The authors' proposed solutions create a new system of majority rule with minority input -- though not so much input that the system becomes self-negating. Besides eliminating the two-thirds vote requirements, they call for creating large, multi-representative districts in which, through proportional-representation voting, coastal Republicans and inland Democrats will be able to win some seats in Sacramento. They call for establishing a substantial rainy-day fund to enable the state to get through economic downturns. They call for making government more comprehensible and transparent -- shifting to a unicameral legislature, reducing the state's seven constitutional officers to two (a more powerful governor and a secretary of state to run elections), and eliminating the thousands of special districts across the state that put essentially invisible elected officials and their appointees in charge of water projects, air quality, mosquito abatement, and God only knows what else.
Mathews and Paul take special care to deconstruct and reconstruct the state's ludicrous initiative processes. How ludicrous? Consider: Every decade or so, voters are bewildered to find a measure on their ballots that makes changes to the state's regulations on chiropractors. Why? Because an initiative passed in 1922 required all changes in chiropractic regulations to come before the voters, whether they want them to or not.
It is easier to qualify initiatives in California than it is in any other state, and similarly harder to modify them than it is anyplace else. The authors call for making the former task harder and the second easier and for strengthening referenda -- in which voters can modify legislatively enacted laws -- at initiatives' expense. These all are moves in the right direction.
Whether the reforms that Mathews and Paul lay out will ever be enacted is open to doubt. My guess is that they would have to emerge from a successful gubernatorial campaign such as that which Progressive Hiram Johnson waged in 1910. Raging against the two major parties for their obeisance to the Southern Pacific Railroad and other major corporations, Johnson ran on a platform of creating more nonpartisan offices, ending patronage, and establishing the initiative, referendum, and recall. While many of his reforms haven't worked as intended -- the Southern Pacific Railroads of today dominate the initiative process with their money as their forebears dominated the Legislature in times past -- Johnson certainly provides a lesson to today's reformers on how to reshape government. Unfortunately, neither Jerry Brown nor Meg Whitman, California's two current candidates for governor, is running that kind of campaign.

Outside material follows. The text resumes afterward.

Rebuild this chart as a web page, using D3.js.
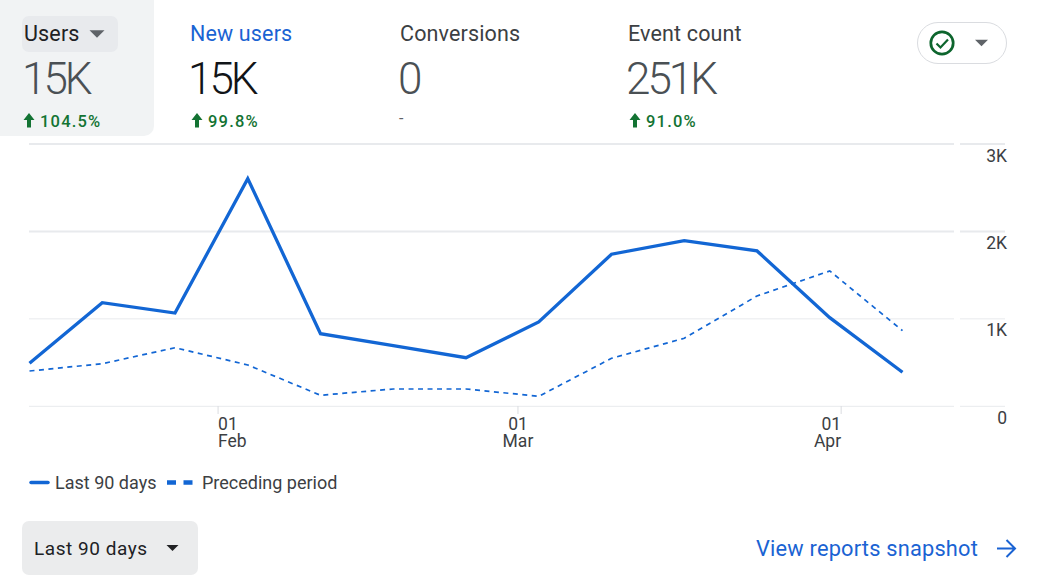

Nonetheless, the reforms that Mathews and Paul put forth are neither utopian nor unduly partisan. Greater majority rule would be offset by greater minority representation. Initiatives would be fewer but smarter and more effective. Theirs are certainly the best ideas for rebuilding California's government that the state has seen since -- well, probably ever. Not to end on too upbeat a note, however, it's worth mentioning that no such book exists on how to fix California's economy, which, since the end of the Cold War decimated the state's huge aerospace industry, has risen and fallen on two bubbles that burst -- the dot-com industry and housing construction. What California needs is not just a government that works again but also a vibrant economy with a thriving middle class. Neither looks to be anywhere on the horizon.